Ion-beam densification of hydroxyapatite thin films

The goal of this study is to demonstrate the feasibility of using ion irradiation to densify a porous ceramic film. Ion irradiation is a room-temperature process, and thus may be preferable to the use of conventional high temperature sintering, which is typically performed at temperatures in excess of 1000°C. Thin films of the bio-ceramic hydroxyapatite (HA), Ca₁₀(PO₄)₆(OH)₂, were deposited on silicon substrates using a sol-gel technique. The films processed in this study were 600 nm thick and had a density of 36% of fully dense HA, after drying at 620°C for 3 min. The dried films were irradiated with 1 and 2 MeV Si⁺⁺ ions with fluences ranging from 10¹⁴ to 6×10¹⁵ ions/cm². Samples irradiated with the largest fluence reached densities of 83% of that of fully dense HA. Rutherford backscattering spectrometry was used to verify the HA stoichiometry of the films and to obtain the areal density.
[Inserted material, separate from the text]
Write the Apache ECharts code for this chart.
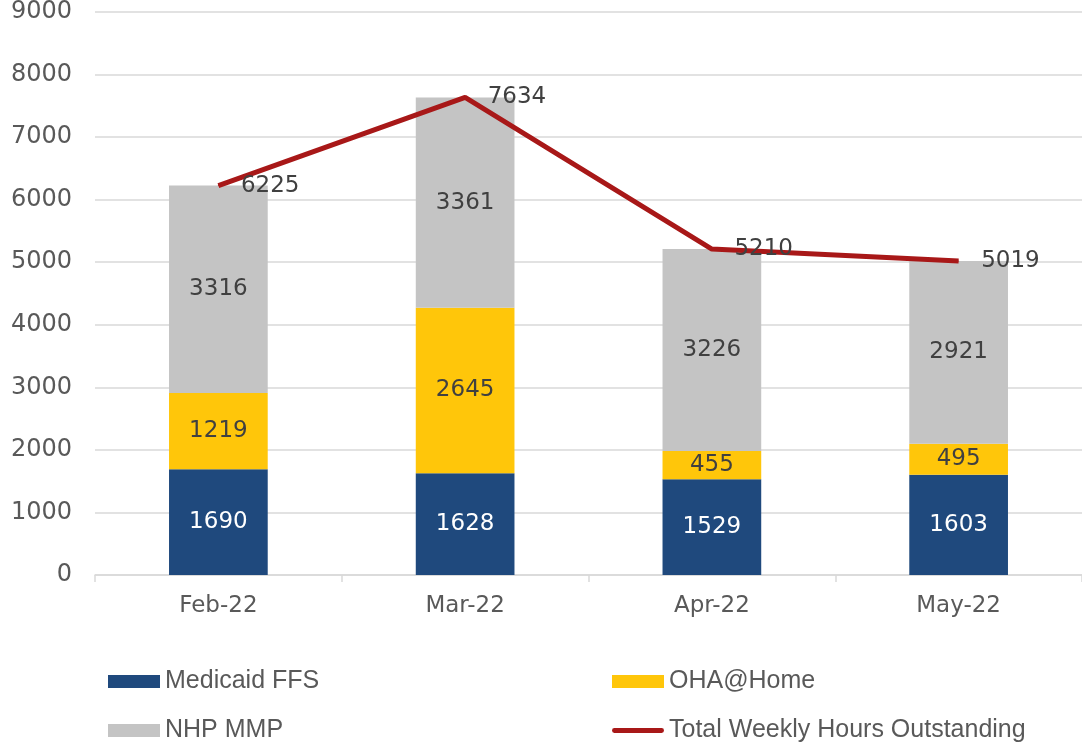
<!DOCTYPE html>
<html><head><meta charset="utf-8">
<script src="https://cdn.jsdelivr.net/npm/echarts@6/dist/echarts.min.js"></script>
<style>html,body{margin:0;padding:0;background:#fff}#c{width:1082px;height:744px}</style>
</head><body><div id="c"></div>
<script>
const categories = ['Feb-22','Mar-22','Apr-22','May-22'];
const medicaidFFS = [1690,1628,1529,1603];
const ohaHome = [1219,2645,455,495];
const nhpMMP = [3316,3361,3226,2921];
const totalOutstanding = [6225,7634,5210,5019];
const yTicks = [0,1000,2000,3000,4000,5000,6000,7000,8000,9000];

const FONT = '"DejaVu Sans", sans-serif';
const LEGFONT = '"Liberation Sans", Arial, sans-serif';
const chart = echarts.init(document.getElementById('c'));
const barLabel = (color) => ({show:true, position:'inside', color, fontFamily:FONT, fontSize:23});
const legendBase = {itemWidth:52, itemHeight:13, itemGap:5, icon:'rect', textStyle:{fontFamily:LEGFONT, fontSize:25, color:'#595959'}, selectedMode:false};
chart.setOption({
  animation:false,
  grid:{left:95, top:11, width:992, bottom:169, containLabel:false},
  legend:[
    Object.assign({}, legendBase, {data:['Medicaid FFS'], left:103, top:664}),
    Object.assign({}, legendBase, {data:['OHA@Home'], left:607, top:664}),
    Object.assign({}, legendBase, {data:['NHP MMP'], left:103, top:713}),
    Object.assign({}, legendBase, {data:[{name:'Total Weekly Hours Outstanding', icon:'path://M2,0 L50,0 A2.5,2.5 0 0 1 50,5 L2,5 A2.5,2.5 0 0 1 2,0 Z'}], left:607, top:713, itemHeight:6})
  ],
  xAxis:{type:'category', data:categories, boundaryGap:true,
    axisLine:{lineStyle:{color:'#D9D9D9', width:1.5}},
    axisTick:{show:true, length:7, lineStyle:{color:'#D9D9D9', width:1.5}},
    axisLabel:{color:'#595959', fontFamily:FONT, fontSize:23, margin:20}},
  yAxis:{type:'value', min:0, max:9000, interval:1000,
    axisLine:{show:false}, axisTick:{show:false},
    splitLine:{lineStyle:{color:'#D9D9D9', width:1.5}},
    axisLabel:{color:'#595959', fontFamily:FONT, fontSize:24, margin:23,
      formatter:(v)=> yTicks.includes(v) ? String(v) : ''}},
  series:[
    {name:'Medicaid FFS', type:'bar', stack:'a', data:medicaidFFS, barWidth:'40%', itemStyle:{color:'#1F497D'}, label:barLabel('#FFFFFF')},
    {name:'OHA@Home', type:'bar', stack:'a', data:ohaHome, itemStyle:{color:'#FFC60A'}, label:barLabel('#404040')},
    {name:'NHP MMP', type:'bar', stack:'a', data:nhpMMP, itemStyle:{color:'#C4C4C4'}, label:barLabel('#404040')},
    {name:'Total Weekly Hours Outstanding', type:'line', data:totalOutstanding, symbol:'circle', symbolSize:1, showSymbol:true,
      lineStyle:{color:'#A81818', width:5}, itemStyle:{color:'#A81818'},
      label:{show:true, position:'right', distance:22, color:'#404040', fontFamily:FONT, fontSize:23}}
  ]
});
</script></body></html>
Scratch testing showed that implantation led to a substantial improvement in scratch resistance. Nano-indentation was also used to characterize the mechanical properties of the films. The hardness was increased by a factor of 15 by the irradiation. X-ray diffraction was used to characterize the crystalline phases present in the film. Ion irradiation caused some decrease in the already small degree of crystallinity of the film. The advantage of ion-implantation over high temperature sintering is shown as no secondary crystalline phases appear after densification.